Across the UK financial services landscape, a quiet crisis has been building for years. Millions of customers have moved home and lost touch with their pension providers, insurers, and investment managers. The assets they left behind now total a staggering £31.1 billion in unclaimed pensions alone, according to the latest industry estimates. And the problem is accelerating.

£31.1bnUnclaimed pensions
3.3mLost customers
60%Growth since 2018

The Scale of the Problem

An estimated 3.3 million customers in the UK are classified as "gone away" by their financial services providers. These are individuals who have moved address without informing their pension fund, insurer, or savings provider. The provider has no current means of contacting them, and the customer may have forgotten the account even exists.

The Pensions Policy Institute has documented that the volume of unclaimed pension assets has grown by roughly 60% since 2018. As people change jobs more frequently and auto-enrolment creates new pension pots with every employer, the fragmentation of pension savings only gets worse. The average UK worker will hold 11 jobs over their career, potentially creating 11 separate pension pots, many of which will be forgotten.

Why Customers Don't Notify Providers

When somebody moves house, they face an enormous administrative burden. They need to update their address with the council, the DVLA, their GP, utility providers, banks, broadband suppliers, and more. Research suggests that the average mover needs to notify around 14 separate organisations of their change of address.

In that context, a pension scheme they joined three employers ago, or a life insurance policy arranged through a previous mortgage, simply doesn't make the list. It isn't a conscious decision to abandon the account; it's a natural consequence of the sheer volume of administrative tasks that come with moving home. The provider slips to the bottom of the priority list and eventually drops off entirely.

The Impact on Financial Services Firms

For providers, gone-away customers create a cascade of operational and financial problems. Every piece of returned mail costs money. Attempts to trace customers through traditional channels, such as letter forwarding or skip-tracing agencies, are expensive and have declining success rates. Meanwhile, the firm continues to administer the account, invest the assets, and produce regulatory correspondence that never reaches the customer.

The cost of maintaining gone-away accounts adds up. Industry estimates suggest that the annual cost of administering unreachable customers runs into hundreds of millions of pounds across the sector. These costs are ultimately borne by all customers through higher charges and reduced service levels.

More critically, gone-away customers represent a missed opportunity. Many of these individuals hold assets that could be consolidated, re-engaged, or cross-sold into more appropriate products. Instead, they sit dormant, generating cost but no value for either the customer or the firm.

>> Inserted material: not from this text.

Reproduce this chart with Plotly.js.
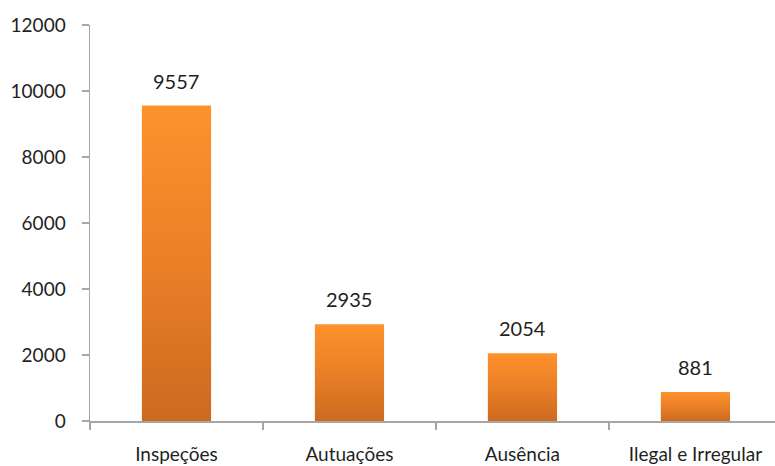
<!DOCTYPE html>
<html>
<head>
<meta charset="utf-8">
<script src="https://cdn.plot.ly/plotly-3.0.1.min.js"></script>
<style>
html,body{margin:0;padding:0;background:#fff;}
#chart{width:775px;height:466px;}
</style>
</head>
<body>
<div id="chart"></div>
<script>
const categories = ["Inspeções", "Autuações", "Ausência", "Ilegal e Irregular"];
const values = [9557, 2935, 2054, 881];
const yTicks = [0, 2000, 4000, 6000, 8000, 10000, 12000];

const FONT = "Lato, 'Open Sans', sans-serif";
const TXT = "#1f1f1f";
const AXIS = "#a6a6a6";

const trace = {
  type: "bar",
  x: categories,
  y: values,
  width: 0.4,
  marker: {color: "#f08a2c", line: {width: 0}},
  hoverinfo: "none"
};

const annotations = categories.map((c, i) => ({
  x: c, y: values[i], xref: "x", yref: "y",
  text: String(values[i]), showarrow: false,
  yanchor: "bottom", yshift: 11,
  font: {family: FONT, size: 20, color: TXT}
}));

const layout = {
  width: 775, height: 466,
  margin: {l: 90, r: 0, t: 25, b: 45, pad: 0},
  paper_bgcolor: "#fff", plot_bgcolor: "#fff",
  showlegend: false,
  font: {family: FONT, size: 19, color: TXT},
  xaxis: {
    type: "category",
    range: [-0.5, 3.46],
    showline: true, linecolor: AXIS, linewidth: 1.5,
    ticks: "outside", tickson: "boundaries", ticklen: 7, tickcolor: AXIS, tickwidth: 1.5,
    ticklabelstandoff: 16,
    tickfont: {family: FONT, size: 19, color: TXT},
    showgrid: false, zeroline: false, fixedrange: true
  },
  yaxis: {
    range: [0, 12000],
    tickvals: yTicks,
    ticktext: yTicks.map(String),
    showline: true, linecolor: AXIS, linewidth: 1.5,
    ticks: "outside", ticklen: 7, tickcolor: AXIS, tickwidth: 1.5,
    ticklabelstandoff: 12,
    tickfont: {family: FONT, size: 19, color: TXT},
    showgrid: false, zeroline: false, fixedrange: true
  },
  annotations: annotations,
  bargap: 0.6
};

function applyGradient(gd) {
  const svg = gd.querySelector("svg.main-svg");
  if (!svg) return;
  const ns = "http://www.w3.org/2000/svg";
  let defs = svg.querySelector("defs");
  if (!defs) { defs = document.createElementNS(ns, "defs"); svg.insertBefore(defs, svg.firstChild); }
  if (!svg.querySelector("#barGrad")) {
    const g = document.createElementNS(ns, "linearGradient");
    g.setAttribute("id", "barGrad");
    g.setAttribute("x1", "0"); g.setAttribute("y1", "0");
    g.setAttribute("x2", "0"); g.setAttribute("y2", "1");
    [["0", "#fe922c"], ["0.5", "#ea7f27"], ["1", "#cc6a20"]].forEach(([o, c]) => {
      const s = document.createElementNS(ns, "stop");
      s.setAttribute("offset", o); s.setAttribute("stop-color", c);
      g.appendChild(s);
    });
    defs.appendChild(g);
  }
  gd.querySelectorAll(".bars .point path").forEach(p => {
    p.style.fill = "url(#barGrad)";
  });
}

const gd = document.getElementById("chart");
Plotly.newPlot(gd, [trace], layout, {displayModeBar: false, staticPlot: true}).then(() => {
  applyGradient(gd);
  gd.on("plotly_afterplot", () => applyGradient(gd));
});
</script>
</body>
</html>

Regulatory Pressure Is Mounting

The regulatory environment is also tightening. The Dormant Assets Act 2022 expanded the scope of assets that can be transferred to the dormant assets fund, putting pressure on firms to make genuine efforts to reconnect with lost customers before accounts are swept up.

The FCA's Consumer Duty, which came into force in July 2023, requires firms to deliver good outcomes for customers. Holding assets for individuals you cannot contact, and making no meaningful effort to find them, sits uncomfortably with the duty's requirements for firms to act in good faith and support customers' financial objectives.

Together, these regulatory shifts mean that a passive approach to gone-away customers is no longer tenable. Firms that fail to address the issue risk both regulatory scrutiny and the reputational damage that comes with holding billions in assets belonging to people they've lost touch with.

The Window for Action

The gone-away problem is solvable, but only with the right data at the right time. Traditional tracing methods rely on credit reference agency data, which can lag behind a customer's actual move by six to eight weeks. By the time the data arrives, the customer has settled in, the urgency of updating their records has passed, and the reconnection window has closed.

Real-time move data, captured at the point of tenancy agreement or property completion, offers a fundamentally different approach. By knowing when a customer moves and where they've gone within days rather than months, firms can reach out while the customer is still in "admin mode" and receptive to updating their details.

The £31 billion gone-away crisis didn't appear overnight, and it won't be solved overnight. But with the right data infrastructure, firms can start reversing the trend, one customer at a time.